▶ GOAL: Drop the images; return everything else in the listing below exactly.

▶ GIVEN DATA:

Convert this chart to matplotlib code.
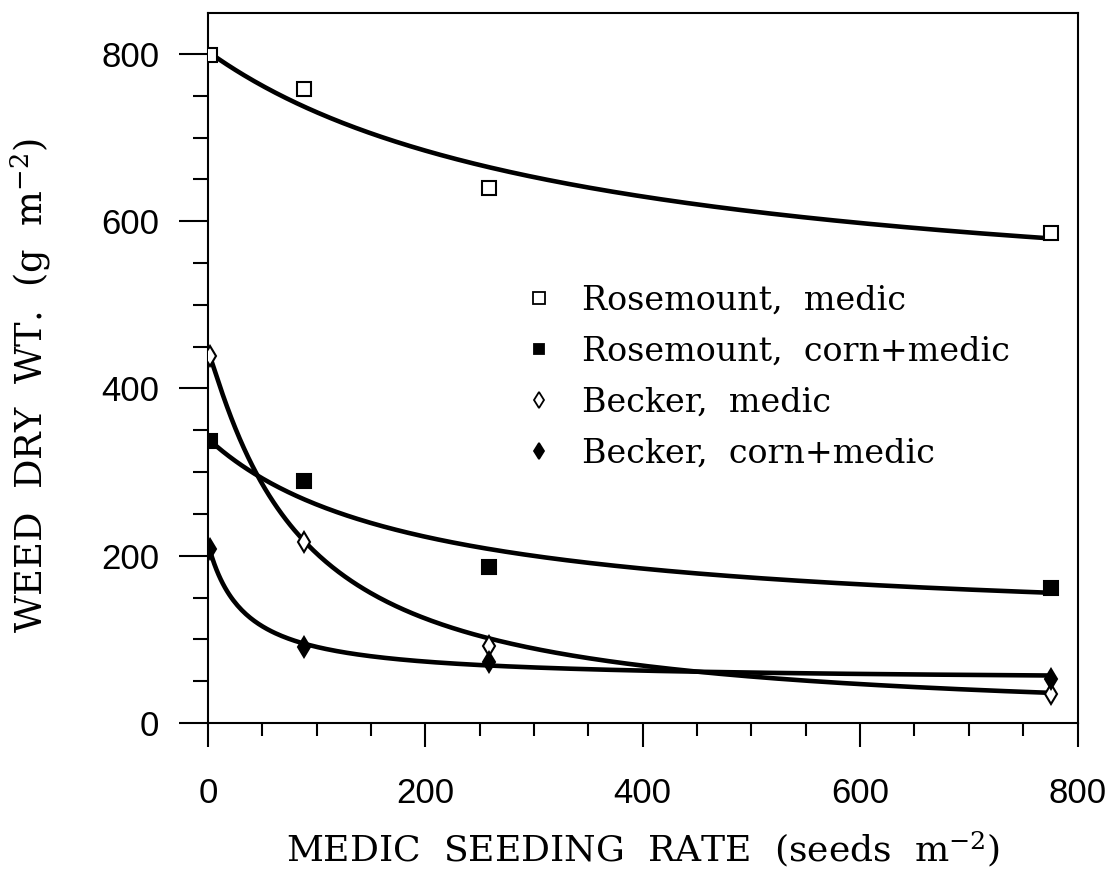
import numpy as np
import matplotlib
matplotlib.use("Agg")
import matplotlib.pyplot as plt
from matplotlib.lines import Line2D
from matplotlib.ticker import MultipleLocator

plt.rcParams['mathtext.fontset'] = 'dejavuserif'

# medic seeding rates (seeds m-2)
rate = [2, 88, 259, 776]

# weed dry weight (g m-2) for each site / system
ros_medic = [799, 758, 640, 586]
ros_corn = [337, 289, 187, 161]
beck_medic = [439, 216, 92, 35]
beck_corn = [208, 91, 73, 53]

labels = ['Rosemount,  medic', 'Rosemount,  corn+medic',
          'Becker,  medic', 'Becker,  corn+medic']

# fitted log-logistic curves: y = lower + (upper - lower) / (1 + (x / e50) ** slope)
fit_lower = [480, 110, 0, 50]
fit_upper = [803, 340, 445, 215]
fit_e50 = [345, 192, 85, 33]
fit_slope = [1.0, 1.0, 1.1, 1.0]

tick_font = ['Liberation Sans', 'DejaVu Sans']
serif = 'DejaVu Serif'

fig = plt.figure(figsize=(11.12, 8.71), dpi=100)
ax = fig.add_axes([0.187, 0.170, 0.782, 0.815])

series = [ros_medic, ros_corn, beck_medic, beck_corn]
markers = ['s', 's', 'd', 'd']
faces = ['white', 'black', 'white', 'black']
sizes = [10, 9.5, 10, 10]

xs = np.linspace(rate[0], rate[-1], 400)
for i, ys in enumerate(series):
    curve = fit_lower[i] + (fit_upper[i] - fit_lower[i]) / (1 + (xs / fit_e50[i]) ** fit_slope[i])
    ax.plot(xs, curve, color='black', lw=3.3, solid_capstyle='round', zorder=2)
    ax.plot(rate, ys, linestyle='none', marker=markers[i], ms=sizes[i],
            mfc=faces[i], mec='black', mew=1.5, zorder=3)

ax.set_xlim(0, 800)
ax.set_ylim(0, 849)
ax.xaxis.set_major_locator(MultipleLocator(200))
ax.xaxis.set_minor_locator(MultipleLocator(50))
ax.yaxis.set_major_locator(MultipleLocator(200))
ax.yaxis.set_minor_locator(MultipleLocator(50))

for s in ax.spines.values():
    s.set_linewidth(1.5)

ax.tick_params(axis='x', which='major', direction='out', length=17, width=1.5, pad=22)
ax.tick_params(axis='x', which='minor', direction='out', length=9, width=1.5)
ax.tick_params(axis='y', which='major', direction='out', length=21, width=1.5, pad=14)
ax.tick_params(axis='y', which='minor', direction='out', length=11, width=1.5)

for lab in ax.get_xticklabels() + ax.get_yticklabels():
    lab.set_family(tick_font)
    lab.set_fontsize(25)

ax.set_xlabel('MEDIC  SEEDING  RATE  (seeds  m$^{-2}$)', family=serif,
              fontsize=26, labelpad=14)
ax.set_ylabel('WEED  DRY  WT.  (g  m$^{-2}$)', family=serif, fontsize=26.5)
ax.yaxis.set_label_coords(-0.178, 0.476)

handles = [Line2D([], [], linestyle='none', marker=markers[i], ms=sizes[i] * 0.8,
                  mfc=faces[i], mec='black', mew=1.3) for i in range(4)]
ax.legend(handles, labels, loc='upper left', bbox_to_anchor=(0.327, 0.659),
          frameon=False, prop={'family': serif, 'size': 24},
          handlelength=1.0, handletextpad=0.8, labelspacing=0.565)

fig.savefig('out.png', dpi=100)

▶ FINAL ANSWER:
Convert this chart to matplotlib code.
import numpy as np
import matplotlib
matplotlib.use("Agg")
import matplotlib.pyplot as plt
from matplotlib.lines import Line2D
from matplotlib.ticker import MultipleLocator

plt.rcParams['mathtext.fontset'] = 'dejavuserif'

# medic seeding rates (seeds m-2)
rate = [2, 88, 259, 776]

# weed dry weight (g m-2) for each site / system
ros_medic = [799, 758, 640, 586]
ros_corn = [337, 289, 187, 161]
beck_medic = [439, 216, 92, 35]
beck_corn = [208, 91, 73, 53]

labels = ['Rosemount,  medic', 'Rosemount,  corn+medic',
          'Becker,  medic', 'Becker,  corn+medic']

# fitted log-logistic curves: y = lower + (upper - lower) / (1 + (x / e50) ** slope)
fit_lower = [480, 110, 0, 50]
fit_upper = [803, 340, 445, 215]
fit_e50 = [345, 192, 85, 33]
fit_slope = [1.0, 1.0, 1.1, 1.0]

tick_font = ['Liberation Sans', 'DejaVu Sans']
serif = 'DejaVu Serif'

fig = plt.figure(figsize=(11.12, 8.71), dpi=100)
ax = fig.add_axes([0.187, 0.170, 0.782, 0.815])

series = [ros_medic, ros_corn, beck_medic, beck_corn]
markers = ['s', 's', 'd', 'd']
faces = ['white', 'black', 'white', 'black']
sizes = [10, 9.5, 10, 10]

xs = np.linspace(rate[0], rate[-1], 400)
for i, ys in enumerate(series):
    curve = fit_lower[i] + (fit_upper[i] - fit_lower[i]) / (1 + (xs / fit_e50[i]) ** fit_slope[i])
    ax.plot(xs, curve, color='black', lw=3.3, solid_capstyle='round', zorder=2)
    ax.plot(rate, ys, linestyle='none', marker=markers[i], ms=sizes[i],
            mfc=faces[i], mec='black', mew=1.5, zorder=3)

ax.set_xlim(0, 800)
ax.set_ylim(0, 849)
ax.xaxis.set_major_locator(MultipleLocator(200))
ax.xaxis.set_minor_locator(MultipleLocator(50))
ax.yaxis.set_major_locator(MultipleLocator(200))
ax.yaxis.set_minor_locator(MultipleLocator(50))

for s in ax.spines.values():
    s.set_linewidth(1.5)

ax.tick_params(axis='x', which='major', direction='out', length=17, width=1.5, pad=22)
ax.tick_params(axis='x', which='minor', direction='out', length=9, width=1.5)
ax.tick_params(axis='y', which='major', direction='out', length=21, width=1.5, pad=14)
ax.tick_params(axis='y', which='minor', direction='out', length=11, width=1.5)

for lab in ax.get_xticklabels() + ax.get_yticklabels():
    lab.set_family(tick_font)
    lab.set_fontsize(25)

ax.set_xlabel('MEDIC  SEEDING  RATE  (seeds  m$^{-2}$)', family=serif,
              fontsize=26, labelpad=14)
ax.set_ylabel('WEED  DRY  WT.  (g  m$^{-2}$)', family=serif, fontsize=26.5)
ax.yaxis.set_label_coords(-0.178, 0.476)

handles = [Line2D([], [], linestyle='none', marker=markers[i], ms=sizes[i] * 0.8,
                  mfc=faces[i], mec='black', mew=1.3) for i in range(4)]
ax.legend(handles, labels, loc='upper left', bbox_to_anchor=(0.327, 0.659),
          frameon=False, prop={'family': serif, 'size': 24},
          handlelength=1.0, handletextpad=0.8, labelspacing=0.565)

fig.savefig('out.png', dpi=100)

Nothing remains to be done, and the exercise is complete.